Hyper-sexualisée, dépeinte comme folle à lier, parfois-même décrite comme vivant une « romance criminelle » avec le Joker (à en croire la description d’un potentiel projet de film), cette Harley Quinn des années 2010 est effectivement éloignée de la version de base du personnage que l’on croise pour la première fois dans la série animée Batman des années 90. Dans celle-ci, Harley Quinn y était présentée comme une femme soumise, prisonnière d’une relation abusive avec un homme qu’elle aime et dont elle ne peut se résoudre à se séparer. Véritable personnage dramatique à ses origines, cette Harley Quinn a peu à peu laissé la place à un personnage plus déjanté et épousant la folie de son bourreau pour devenir un personnage parfois grotesque, malgré quelques tentatives de nuance au sein de certaines œuvres récentes : la dernière série de comics « Harley Quinn », par exemple, joue la carte d’un personnage indépendant, mais en gardant tous les points de la nouvelle version (sexualisation marquée, folie, violence gratuite, …).
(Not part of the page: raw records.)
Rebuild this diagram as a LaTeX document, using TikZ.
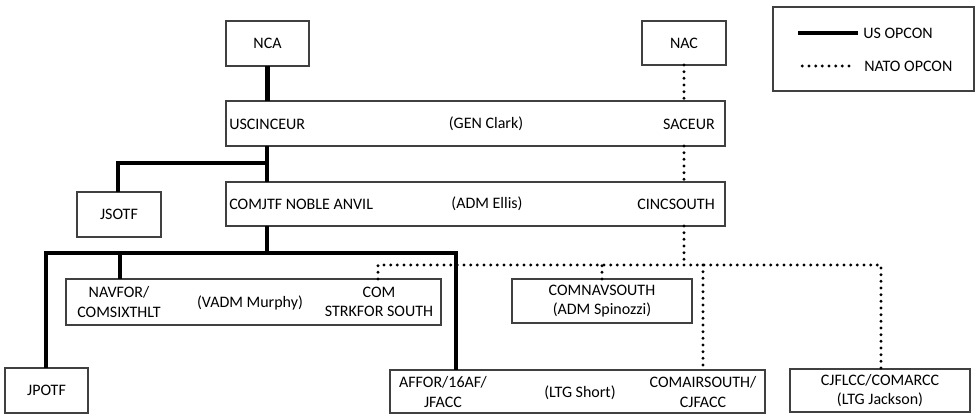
\documentclass[tikz,border=0pt]{standalone}
\usepackage{fontspec}
\setmainfont{Carlito}
\usetikzlibrary{calc}
\begin{document}
\begin{tikzpicture}[x=0.75pt,y=-0.75pt,
  bx/.style 2 args={draw=black!75, line width=0.8pt, minimum width=#1*0.75pt,
    minimum height=#2*0.75pt, inner sep=0pt, outer sep=0pt,
    font=\fontsize{12}{14.3}\selectfont, align=center},
  txt/.style={inner sep=0pt, font=\fontsize{12}{14.3}\selectfont, align=center},
  us/.style={line width=3.2pt, line join=miter},
  nato/.style={line width=2.4pt, line cap=round, dash pattern=on 0pt off 5pt},
]
\useasboundingbox (0,0) rectangle (975,416);

% boxes
\node[bx={83}{45}] (nca) at (267.5,43.5) {NCA};
\node[bx={84}{44}] (nac) at (684,43) {NAC};
\node[bx={499}{45}] (usc) at (475.5,123.5) {};
\node[bx={499}{44}] (jtf) at (475.5,204) {};
\node[bx={84}{45}] (jsotf) at (119,214.5) {JSOTF};
\node[bx={375}{46}] (navfor) at (253.5,302) {};
\node[bx={180}{44}] (comnav) at (602,301) {COMNAVSOUTH\\(ADM Spinozzi)};
\node[bx={83}{45}] (jpotf) at (46.5,390.5) {JPOTF};
\node[bx={375}{43}] (affor) at (577.5,391.5) {};
\node[bx={180}{43}] (cjflcc) at (880,390.5) {CJFLCC/COMARCC\\(LTG Jackson)};
\node[bx={201}{84}] (legend) at (873.5,49) {};

% texts in wide boxes
\node[txt, anchor=west] (uscl) at (229,124) {USCINCEUR};
\node[txt] (uscm) at (486,124) {(GEN Clark)};
\node[txt, anchor=east] (uscr) at (715,124) {SACEUR};
\node[txt, anchor=west] (jtfl) at (229,204) {COMJTF NOBLE ANVIL};
\node[txt] (jtfm) at (487,204) {(ADM Ellis)};
\node[txt, anchor=east] (jtfr) at (715,204) {CINCSOUTH};
\node[txt] (navl) at (119,302) {NAVFOR/\\COMSIXTHLT};
\node[txt] (navm) at (250,303) {(VADM Murphy)};
\node[txt] (navr) at (379,302) {COM\\STRKFOR SOUTH};
\node[txt] (affl) at (443,392) {AFFOR/16AF/\\JFACC};
\node[txt] (affm) at (580,393) {(LTG Short)};
\node[txt] (affr) at (703,392) {COMAIRSOUTH/\\CJFACC};

% legend
\node[txt, anchor=west] (lgus) at (863,33) {US OPCON};
\node[txt, anchor=west] (lgnato) at (864,66) {NATO OPCON};
\draw[us] (lgus.west) ++(-5,0) -- ++(-60,0);
\draw[nato] (lgnato.west) ++(-15,0) -- ++(-51,0);

% US OPCON connectors
\coordinate (b1) at (267,163);
\coordinate (b2) at (267,253);
\coordinate (b3) at (456,253);
\coordinate (b4) at (120,253);
\draw[us] (nca.south) -- (usc.north -| nca.south);
\draw[us] (usc.south -| b1) -- (jtf.north -| b1);
\draw[us] (b1) -| (jsotf.north -| 118,0);
\draw[us] (jtf.south -| b2) -- (b2);
\draw[us] (jpotf.north -| 46,0) |- (b3) -- (b3 |- affor.north);
\draw[us] (navfor.north -| b4) -- (b4);

% NATO OPCON connectors
\coordinate (d1) at (684,265);
\coordinate (d2) at (378,265);
\coordinate (d3) at (881,265);
\coordinate (d4) at (703,265);
\draw[nato] (nac.south) -- (usc.north -| nac.south);
\draw[nato] (usc.south -| d1) -- (jtf.north -| d1);
\draw[nato] (jtf.south -| d1) -- (d1);
\draw[nato] (navfor.north -| d2) |- (d3) -- (d3 |- cjflcc.north);
\draw[nato] (comnav.north) -- (comnav.north |- d1);
\draw[nato] (d4) -- (d4 |- affor.north);
\end{tikzpicture}
\end{document}
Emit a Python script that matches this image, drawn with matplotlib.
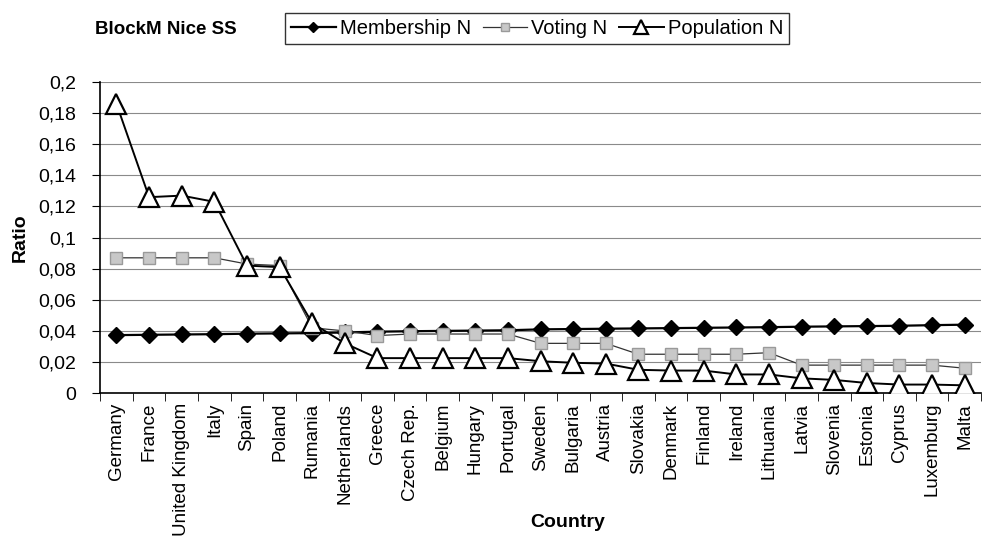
import matplotlib
matplotlib.use('Agg')
import matplotlib.pyplot as plt
import numpy as np

plt.rcParams['font.family'] = ['Liberation Sans', 'DejaVu Sans']

countries = ['Germany', 'France', 'United Kingdom', 'Italy', 'Spain', 'Poland',
             'Rumania', 'Netherlands', 'Greece', 'Czech Rep.', 'Belgium', 'Hungary',
             'Portugal', 'Sweden', 'Bulgaria', 'Austria', 'Slovakia', 'Denmark',
             'Finland', 'Ireland', 'Lithuania', 'Latvia', 'Slovenia', 'Estonia',
             'Cyprus', 'Luxemburg', 'Malta']

membership = [0.0373, 0.0375, 0.0377, 0.0379, 0.0382, 0.0384, 0.0386, 0.0390,
              0.0395, 0.0398, 0.0400, 0.0402, 0.0404, 0.0410, 0.0412, 0.0414,
              0.0416, 0.0418, 0.0420, 0.0422, 0.0424, 0.0427, 0.0429, 0.0431,
              0.0433, 0.0437, 0.0440]

voting = [0.087, 0.087, 0.087, 0.087, 0.083, 0.082, 0.042, 0.040,
          0.037, 0.038, 0.038, 0.038, 0.038, 0.032, 0.032, 0.032,
          0.025, 0.025, 0.025, 0.025, 0.026, 0.018, 0.018, 0.018,
          0.018, 0.018, 0.016]

population = [0.186, 0.126, 0.127, 0.123, 0.082, 0.081, 0.045, 0.032,
              0.0225, 0.0225, 0.0225, 0.0225, 0.0225, 0.0205, 0.0195, 0.019,
              0.015, 0.0145, 0.0145, 0.012, 0.012, 0.0095, 0.0085, 0.0065,
              0.0055, 0.0055, 0.005]

yticks = [0, 0.02, 0.04, 0.06, 0.08, 0.1, 0.12, 0.14, 0.16, 0.18, 0.2]
ytick_labels = ['0', '0,02', '0,04', '0,06', '0,08', '0,1', '0,12', '0,14',
                '0,16', '0,18', '0,2']

fig = plt.figure(figsize=(9.82, 5.40), dpi=100)
ax = fig.add_axes([0.102, 0.272, 0.897, 0.576])

x = np.arange(len(countries))

ax.plot(x, membership, color='black', lw=1.6, marker='D', ms=8,
        mfc='black', mec='black', label='Membership N', zorder=3)
ax.plot(x, voting, color='#333333', lw=0.9, marker='s', ms=9,
        mfc='#c8c8c8', mec='#9a9a9a', label='Voting N', zorder=4)
ax.plot(x, population, color='black', lw=1.4, marker='^', ms=15,
        mfc='white', mec='black', mew=1.6, label='Population N', zorder=5)

ax.set_xlim(-0.5, len(countries) - 0.5)
ax.set_ylim(0, 0.2)
ax.set_yticks(yticks)
ax.set_yticklabels(ytick_labels, fontsize=14)
ax.yaxis.grid(True, color='#8a8a8a', lw=0.8)
ax.set_axisbelow(True)

ax.set_xticks(x)
ax.set_xticklabels(countries, rotation=90, fontsize=13.5)
ax.tick_params(axis='x', length=0, pad=7)
ax.set_xticks(np.arange(-0.5, len(countries)), minor=True)
ax.tick_params(axis='x', which='minor', length=6, direction='out', color='black')
ax.tick_params(axis='y', length=6, direction='out', pad=11)

for s in ['top', 'right']:
    ax.spines[s].set_visible(False)
ax.spines['left'].set_linewidth(1.2)
ax.spines['bottom'].set_linewidth(1.2)

ax.set_ylabel('Ratio', fontsize=14, fontweight='bold')
ax.yaxis.set_label_coords(-0.081, 0.5)

fig.text(0.578, 0.033, 'Country', fontsize=14, fontweight='bold',
         ha='center', va='center')

fig.text(0.097, 0.945, 'BlockM Nice SS', fontsize=13.5, fontweight='bold',
         va='center', ha='left')

leg = fig.legend(loc='center', bbox_to_anchor=(0.547, 0.948), ncol=3,
                 fontsize=14.5, frameon=True, fancybox=False, edgecolor='black',
                 handlelength=2.2, handletextpad=0.2, columnspacing=0.6,
                 borderpad=0.3, markerscale=0.7)
leg.get_frame().set_linewidth(1.0)

fig.savefig('out.png', dpi=100)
Alors que l’évolution d’Harley Quinn suscite parfois des débats au sein de la communauté des fans de comics, il est intéressant de voir qu’il en va de même parmi les auteurs. Dans White Knight, en tout cas, Sean Murphy affiche clairement sa préférence pour ce personnage attachant et torturé qu’est cette version « vintage » d’Harley. Dans White Knight, celle-ci y est présentée comme une fleur malmenée qui éclot enfin, libérée de l’influence néfaste du Joker, et d’où émerge finalement une grande force de caractère. Bien que les protagonistes de White Knight soient principalement Jack Napier et Batman, ce passage résonne comme un vibrant hommage à Harleen Quinzel.